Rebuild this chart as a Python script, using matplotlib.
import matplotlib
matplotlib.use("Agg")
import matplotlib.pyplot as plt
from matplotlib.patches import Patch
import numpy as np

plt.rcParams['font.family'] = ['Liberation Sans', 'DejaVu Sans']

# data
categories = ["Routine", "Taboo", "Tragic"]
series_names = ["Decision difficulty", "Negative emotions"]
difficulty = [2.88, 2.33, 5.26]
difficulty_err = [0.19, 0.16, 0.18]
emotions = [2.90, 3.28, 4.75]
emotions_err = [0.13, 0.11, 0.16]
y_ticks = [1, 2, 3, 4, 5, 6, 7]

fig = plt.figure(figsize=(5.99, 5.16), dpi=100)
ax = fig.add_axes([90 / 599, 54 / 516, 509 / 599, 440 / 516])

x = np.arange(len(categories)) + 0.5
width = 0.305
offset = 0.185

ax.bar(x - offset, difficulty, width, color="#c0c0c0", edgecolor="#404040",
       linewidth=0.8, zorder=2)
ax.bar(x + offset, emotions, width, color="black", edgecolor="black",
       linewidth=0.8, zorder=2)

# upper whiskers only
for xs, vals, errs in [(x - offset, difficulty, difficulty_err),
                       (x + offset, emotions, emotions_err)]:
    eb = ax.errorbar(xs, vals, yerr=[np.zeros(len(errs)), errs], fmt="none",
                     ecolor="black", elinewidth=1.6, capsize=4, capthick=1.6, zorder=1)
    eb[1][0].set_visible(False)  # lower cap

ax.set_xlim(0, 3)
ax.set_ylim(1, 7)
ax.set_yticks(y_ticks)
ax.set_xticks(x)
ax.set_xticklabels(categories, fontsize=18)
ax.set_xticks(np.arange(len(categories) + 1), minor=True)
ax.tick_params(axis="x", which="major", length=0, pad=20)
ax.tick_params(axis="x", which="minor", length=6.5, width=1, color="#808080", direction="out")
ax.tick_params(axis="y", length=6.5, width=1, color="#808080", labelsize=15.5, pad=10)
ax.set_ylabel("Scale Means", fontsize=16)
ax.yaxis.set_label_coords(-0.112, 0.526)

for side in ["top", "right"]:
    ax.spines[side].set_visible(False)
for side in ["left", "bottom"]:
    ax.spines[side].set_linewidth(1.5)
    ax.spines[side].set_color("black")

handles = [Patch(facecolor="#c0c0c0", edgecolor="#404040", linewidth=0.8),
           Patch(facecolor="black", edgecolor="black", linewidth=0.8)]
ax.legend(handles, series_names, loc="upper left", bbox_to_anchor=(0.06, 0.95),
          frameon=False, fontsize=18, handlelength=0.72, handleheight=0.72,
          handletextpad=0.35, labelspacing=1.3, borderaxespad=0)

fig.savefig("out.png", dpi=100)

==

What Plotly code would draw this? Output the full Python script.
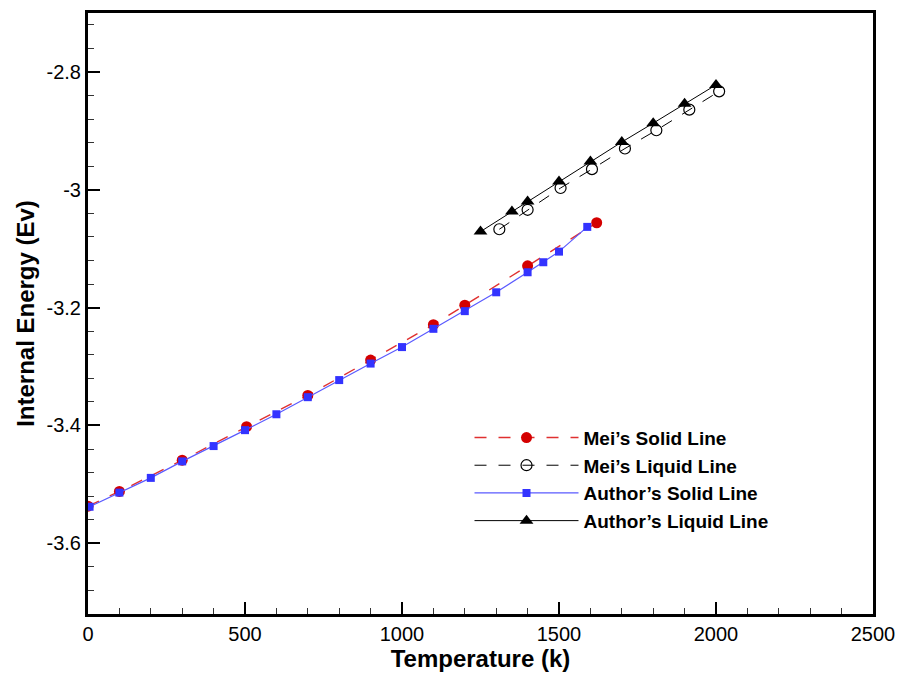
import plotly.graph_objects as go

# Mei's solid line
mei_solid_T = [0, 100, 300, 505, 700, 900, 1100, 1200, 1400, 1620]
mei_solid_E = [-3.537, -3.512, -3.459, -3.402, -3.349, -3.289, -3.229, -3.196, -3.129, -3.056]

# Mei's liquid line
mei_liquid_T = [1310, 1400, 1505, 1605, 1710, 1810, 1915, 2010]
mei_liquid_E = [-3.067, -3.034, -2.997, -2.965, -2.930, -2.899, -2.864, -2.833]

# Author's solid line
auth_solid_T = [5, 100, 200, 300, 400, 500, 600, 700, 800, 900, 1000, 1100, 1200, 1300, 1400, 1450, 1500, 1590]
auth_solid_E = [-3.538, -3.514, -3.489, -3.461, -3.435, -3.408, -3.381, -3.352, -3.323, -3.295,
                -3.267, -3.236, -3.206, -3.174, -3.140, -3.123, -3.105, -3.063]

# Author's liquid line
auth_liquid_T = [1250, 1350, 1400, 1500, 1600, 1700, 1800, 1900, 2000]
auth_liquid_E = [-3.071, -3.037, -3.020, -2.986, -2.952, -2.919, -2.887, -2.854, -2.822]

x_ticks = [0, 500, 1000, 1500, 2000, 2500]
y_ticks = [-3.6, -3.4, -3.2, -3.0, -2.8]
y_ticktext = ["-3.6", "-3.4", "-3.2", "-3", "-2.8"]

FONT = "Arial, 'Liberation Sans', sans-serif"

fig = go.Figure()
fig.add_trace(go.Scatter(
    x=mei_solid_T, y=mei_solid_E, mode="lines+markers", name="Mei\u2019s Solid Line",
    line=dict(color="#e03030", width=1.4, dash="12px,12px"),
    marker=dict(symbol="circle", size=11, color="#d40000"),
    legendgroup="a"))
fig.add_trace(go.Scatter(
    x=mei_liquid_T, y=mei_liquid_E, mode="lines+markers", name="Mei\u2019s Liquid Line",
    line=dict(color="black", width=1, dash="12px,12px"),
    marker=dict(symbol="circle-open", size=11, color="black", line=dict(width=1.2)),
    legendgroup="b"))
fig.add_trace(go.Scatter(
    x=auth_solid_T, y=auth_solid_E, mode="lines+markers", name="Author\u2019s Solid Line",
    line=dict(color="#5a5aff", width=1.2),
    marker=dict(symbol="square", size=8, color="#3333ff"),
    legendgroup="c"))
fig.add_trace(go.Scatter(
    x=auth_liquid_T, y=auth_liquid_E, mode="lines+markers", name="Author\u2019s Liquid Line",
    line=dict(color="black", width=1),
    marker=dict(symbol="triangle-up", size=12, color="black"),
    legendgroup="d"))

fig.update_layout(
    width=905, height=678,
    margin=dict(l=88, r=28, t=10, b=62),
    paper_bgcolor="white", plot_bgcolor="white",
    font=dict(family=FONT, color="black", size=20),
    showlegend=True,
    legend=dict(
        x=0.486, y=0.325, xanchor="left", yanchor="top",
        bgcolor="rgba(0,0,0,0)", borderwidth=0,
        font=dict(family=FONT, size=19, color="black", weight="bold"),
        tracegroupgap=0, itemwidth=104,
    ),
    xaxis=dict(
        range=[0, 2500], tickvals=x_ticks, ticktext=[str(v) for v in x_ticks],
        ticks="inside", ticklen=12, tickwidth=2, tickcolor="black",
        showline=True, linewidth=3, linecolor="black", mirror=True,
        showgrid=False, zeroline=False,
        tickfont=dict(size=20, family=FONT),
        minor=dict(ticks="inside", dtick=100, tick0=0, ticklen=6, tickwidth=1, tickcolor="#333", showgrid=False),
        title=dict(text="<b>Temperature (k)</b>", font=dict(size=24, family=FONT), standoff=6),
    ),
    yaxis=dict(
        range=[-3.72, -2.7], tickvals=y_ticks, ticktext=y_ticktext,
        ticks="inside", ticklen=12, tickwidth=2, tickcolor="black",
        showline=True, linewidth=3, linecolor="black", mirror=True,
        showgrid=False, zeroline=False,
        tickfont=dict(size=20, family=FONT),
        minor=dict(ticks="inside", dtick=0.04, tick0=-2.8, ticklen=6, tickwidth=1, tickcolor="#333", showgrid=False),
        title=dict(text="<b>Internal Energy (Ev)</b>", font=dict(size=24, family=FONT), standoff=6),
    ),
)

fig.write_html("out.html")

● **The request**
Begin at the line containing "What Plotly code", end at the line containing "-3.196, -3.129, -3.056]", and copy those lines word for word, both included. Skip pictures.

● **Expected answer**
What Plotly code would draw this? Output the full Python script.
import plotly.graph_objects as go

# Mei's solid line
mei_solid_T = [0, 100, 300, 505, 700, 900, 1100, 1200, 1400, 1620]
mei_solid_E = [-3.537, -3.512, -3.459, -3.402, -3.349, -3.289, -3.229, -3.196, -3.129, -3.056]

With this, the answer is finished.